Figure out the goals of your campaign, as well as your typical customer and their characteristics. How can you use digital OOH screens most optimally? Jonathan explains that you need to find the places and times where your audiences are present – where does your audience spend their time (e.g., sports bars, shopping centers, convenience stores)?
Once you’ve figured that out, you can build your creatives for those times and locations. If it’s not working, you can switch the creative out or customize it for specific locations, to ensure you remain relevant to the audience at all times.
Think about it: it’s Friday at 5 p.m. The big game is on tonight. And you want to get your new sports betting app in front of men aged 18-45. Throw up some ads in the liquor store or convenience store, where he will be buying some snacks and beverages for his friends while they watch the game. Include the game time and the teams playing, as well as recent stats, and those men will be more likely to download your app when they get home.

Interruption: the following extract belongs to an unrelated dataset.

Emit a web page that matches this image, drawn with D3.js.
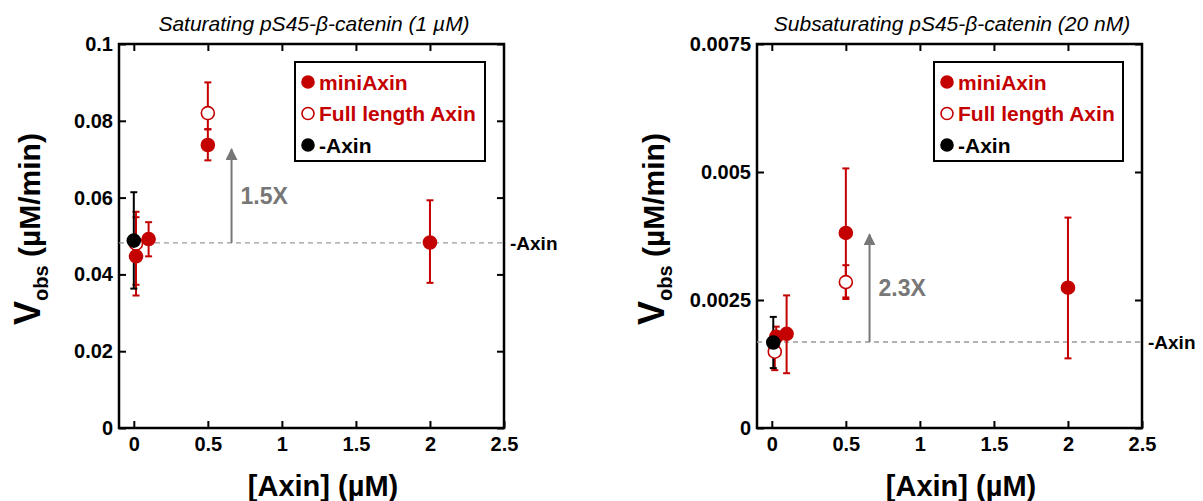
<!DOCTYPE html>
<html>
<head>
<meta charset="utf-8">
<script src="https://cdn.jsdelivr.net/npm/d3@7"></script>
<style>
  body { margin: 0; background: #fff; }
  svg text { font-family: "Liberation Sans", Arial, Helvetica, sans-serif; }
</style>
</head>
<body>
<div id="plot"></div>
<script>
// x ticks shared by both panels
const xTicks = [0, 0.5, 1, 1.5, 2, 2.5];

// saturating panel (1 uM)
const satTicks = [0, 0.02, 0.04, 0.06, 0.08, 0.1];
const satMiniX = [0.015, 0.1, 0.5, 2];
const satMiniY = [0.0447, 0.0492, 0.0737, 0.0483];
const satMiniLo = [0.0345, 0.0447, 0.0697, 0.0378];
const satMiniHi = [0.0563, 0.0536, 0.0778, 0.0593];
const satFullX = [0.015, 0.5];
const satFullY = [0.0480, 0.0820];
const satFullLo = [0.0373, 0.0778];
const satFullHi = [0.0549, 0.0900];
const satNoX = [0];
const satNoY = [0.0488];
const satNoLo = [0.0363];
const satNoHi = [0.0614];
const satBase = 0.0482;
const satArrowTop = 0.0726;
const satFold = "1.5X";

// subsaturating panel (20 nM)
const subTicks = [0, 0.0025, 0.005, 0.0075];
const subMiniX = [0.03, 0.1, 0.5, 2];
const subMiniY = [0.00178, 0.00184, 0.00381, 0.00274];
const subMiniLo = [0.00150, 0.00107, 0.00252, 0.00136];
const subMiniHi = [0.00198, 0.00259, 0.00507, 0.00411];
const subFullX = [0.02, 0.5];
const subFullY = [0.00149, 0.00285];
const subFullLo = [0.00113, 0.00255];
const subFullHi = [0.00188, 0.00318];
const subNoX = [0.01];
const subNoY = [0.00167];
const subNoLo = [0.00117];
const subNoHi = [0.00217];
const subBase = 0.00168;
const subArrowTop = 0.00378;
const subFold = "2.3X";

const legendNames = ["miniAxin", "Full length Axin", "-Axin"];
const red = "#c40000";
const grey = "#777";

function zipSeries(xs, ys, lo, hi) {
  return xs.map((x, i) => ({ x: x, y: ys[i], lo: lo[i], hi: hi[i] }));
}

const panels = [
  {
    title: "Saturating pS45-\u03b2-catenin (1 \u00b5M)",
    left: 119, labelX: 40, legendLeft: 295, legendRight: 485,
    yTicks: satTicks, yMax: 0.1,
    mini: zipSeries(satMiniX, satMiniY, satMiniLo, satMiniHi),
    full: zipSeries(satFullX, satFullY, satFullLo, satFullHi),
    none: zipSeries(satNoX, satNoY, satNoLo, satNoHi),
    base: satBase, arrowTop: satArrowTop, fold: satFold
  },
  {
    title: "Subsaturating pS45-\u03b2-catenin (20 nM)",
    left: 757, labelX: 664, legendLeft: 934, legendRight: 1123,
    yTicks: subTicks, yMax: 0.0075,
    mini: zipSeries(subMiniX, subMiniY, subMiniLo, subMiniHi),
    full: zipSeries(subFullX, subFullY, subFullLo, subFullHi),
    none: zipSeries(subNoX, subNoY, subNoLo, subNoHi),
    base: subBase, arrowTop: subArrowTop, fold: subFold
  }
];

const width = 1203, height = 501;
const plotW = 385, plotTop = 44, plotBottom = 428;

const svg = d3.select("#plot").append("svg")
  .attr("width", width)
  .attr("height", height);

svg.append("defs").append("marker")
  .attr("id", "arrowhead")
  .attr("viewBox", "0 0 10 10")
  .attr("refX", 9).attr("refY", 5)
  .attr("markerWidth", 6).attr("markerHeight", 6)
  .attr("markerUnits", "strokeWidth")
  .attr("orient", "auto")
  .append("path")
  .attr("d", "M0,0 L10,5 L0,10 Z")
  .attr("fill", grey);

panels.forEach(function(p) {
  const x = d3.scaleLinear().domain([-0.1, 2.5]).range([p.left, p.left + plotW]);
  const y = d3.scaleLinear().domain([0, p.yMax]).range([plotBottom, plotTop]);
  const g = svg.append("g");
  const fmt = d => String(d);

  // axes, ticks pointing inward
  const ax = [
    [d3.axisBottom(x).tickValues(xTicks).tickFormat(fmt), `translate(0,${plotBottom})`, 9],
    [d3.axisTop(x).tickValues(xTicks.slice(0, -1)).tickFormat(""), `translate(0,${plotTop})`, 9],
    [d3.axisLeft(y).tickValues(p.yTicks).tickFormat(fmt), `translate(${p.left},0)`, 6],
    [d3.axisRight(y).tickValues(p.yTicks).tickFormat(""), `translate(${p.left + plotW},0)`, 6]
  ];
  ax.forEach(function(a) {
    const sel = g.append("g").attr("transform", a[1])
      .call(a[0].tickSizeInner(-7).tickSizeOuter(0).tickPadding(a[2]));
    sel.select(".domain").remove();
    sel.selectAll(".tick line").attr("stroke", "#000").attr("stroke-width", 2);
    sel.selectAll(".tick text")
      .attr("fill", "#000")
      .style("font-size", "20px")
      .style("font-weight", "bold");
  });

  g.append("rect")
    .attr("x", p.left).attr("y", plotTop)
    .attr("width", plotW).attr("height", plotBottom - plotTop)
    .attr("fill", "none").attr("stroke", "#000").attr("stroke-width", 2.5);

  // title
  g.append("text")
    .attr("x", p.left + 195).attr("y", 31)
    .attr("text-anchor", "middle")
    .style("font-size", "21px").style("font-style", "italic")
    .text(p.title);

  // axis labels
  g.append("text")
    .attr("x", p.left + 204).attr("y", 496)
    .attr("text-anchor", "middle")
    .style("font-size", "29px").style("font-weight", "bold")
    .text("[Axin] (\u00b5M)");

  const yl = g.append("text")
    .attr("transform", `translate(${p.labelX},${229}) rotate(-90)`)
    .attr("text-anchor", "middle")
    .style("font-weight", "bold");
  yl.append("tspan").style("font-size", "36px").text("V");
  yl.append("tspan").style("font-size", "20px").attr("dy", 8).text("obs");
  yl.append("tspan").style("font-size", "30px").attr("dy", -8).text(" (\u00b5M/min)");

  // baseline for -Axin
  g.append("line")
    .attr("x1", p.left).attr("x2", p.left + plotW)
    .attr("y1", y(p.base)).attr("y2", y(p.base))
    .attr("stroke", "#999").attr("stroke-width", 1.3)
    .attr("stroke-dasharray", "5,4");
  g.append("text")
    .attr("x", p.left + plotW + 6).attr("y", y(p.base) + 7)
    .style("font-size", "19px").style("font-weight", "bold")
    .text("-Axin");

  // fold arrow
  g.append("line")
    .attr("x1", x(0.66)).attr("x2", x(0.66))
    .attr("y1", y(p.base)).attr("y2", y(p.arrowTop))
    .attr("stroke", grey).attr("stroke-width", 2)
    .attr("marker-end", "url(#arrowhead)");
  g.append("text")
    .attr("x", x(0.66) + 9).attr("y", (y(p.base) + y(p.arrowTop)) / 2 + 8)
    .attr("fill", grey)
    .style("font-size", "23px").style("font-weight", "bold")
    .text(p.fold);

  // error bars
  function errBars(data, color) {
    const e = g.append("g").attr("stroke", color).attr("stroke-width", 2);
    e.selectAll(".v").data(data).join("line")
      .attr("x1", d => x(d.x)).attr("x2", d => x(d.x))
      .attr("y1", d => y(d.lo)).attr("y2", d => y(d.hi));
    e.selectAll(".hi").data(data).join("line")
      .attr("x1", d => x(d.x) - 3.5).attr("x2", d => x(d.x) + 3.5)
      .attr("y1", d => y(d.hi)).attr("y2", d => y(d.hi));
    e.selectAll(".lo").data(data).join("line")
      .attr("x1", d => x(d.x) - 3.5).attr("x2", d => x(d.x) + 3.5)
      .attr("y1", d => y(d.lo)).attr("y2", d => y(d.lo));
  }
  errBars(p.full, red);
  errBars(p.mini, red);
  errBars(p.none, "#000");

  function dots(data, fill, stroke) {
    g.append("g").selectAll("circle").data(data).join("circle")
      .attr("cx", d => x(d.x)).attr("cy", d => y(d.y))
      .attr("r", 6.5)
      .attr("fill", fill).attr("stroke", stroke).attr("stroke-width", 1.6);
  }
  dots(p.full, "#fff", red);
  dots(p.mini, red, red);
  dots(p.none, "#000", "#000");

  // legend
  const lg = g.append("g");
  lg.append("rect")
    .attr("x", p.legendLeft).attr("y", 62)
    .attr("width", p.legendRight - p.legendLeft).attr("height", 99)
    .attr("fill", "#fff").attr("stroke", "#000").attr("stroke-width", 2);
  const ly = d3.scalePoint().domain(legendNames).range([82, 145]);
  const lfill = { "miniAxin": red, "Full length Axin": "#fff", "-Axin": "#000" };
  const lstroke = { "miniAxin": red, "Full length Axin": red, "-Axin": "#000" };
  lg.selectAll("circle").data(legendNames).join("circle")
    .attr("cx", p.legendLeft + 13).attr("cy", d => ly(d))
    .attr("r", 6)
    .attr("fill", d => lfill[d]).attr("stroke", d => lstroke[d]).attr("stroke-width", 1.6);
  lg.selectAll("text").data(legendNames).join("text")
    .attr("x", p.legendLeft + 24).attr("y", d => ly(d) + 7.5)
    .attr("fill", d => lstroke[d])
    .style("font-size", "21px").style("font-weight", "bold")
    .text(d => d);
});
</script>
</body>
</html>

It’s all about being contextually relevant.
What’s next for the industry?
2020 was a year of change for the advertising industry. But it was a year in which media owners became stronger, and operations became more efficient. For the programmatic marketers, the industry is coming out on top and more resilient than ever.
What about privacy?
And what about Google’s recent announcement for a ‘privacy-first web’ that will stop third-party tracking cookies and or other trackers in the Chrome web browser? Or the new Apple IOS 14.5 update with IDFA changes, in which apps must now request user permission “if an app collects data about end users and shares it with other companies for purposes of tracking across apps and websites”
According to Jonathan, attribution has always been difficult for digital marketers. The announcement does hurt programmatic and digital buyers who are looking at reports and trying to make intelligent decisions from the data supplied. Now more than ever, marketers will need to trust the location intelligence providers that the data supplied is accurate.
“Consumers are still opting in, and they will continue to opt-in because they know they won’t have the best experience with an app if they don’t,” he says. “This is especially true for online millennials. Generally, there isn’t a severe concern from the data providers, and we take our cues from them.”
But what does it all boil down to? It pushes us, as marketers, to do good marketing.
This is the first of a series of interviews that we are going to be conducting with DSP and agency partners. We hope you enjoyed our premier edition with Adomni!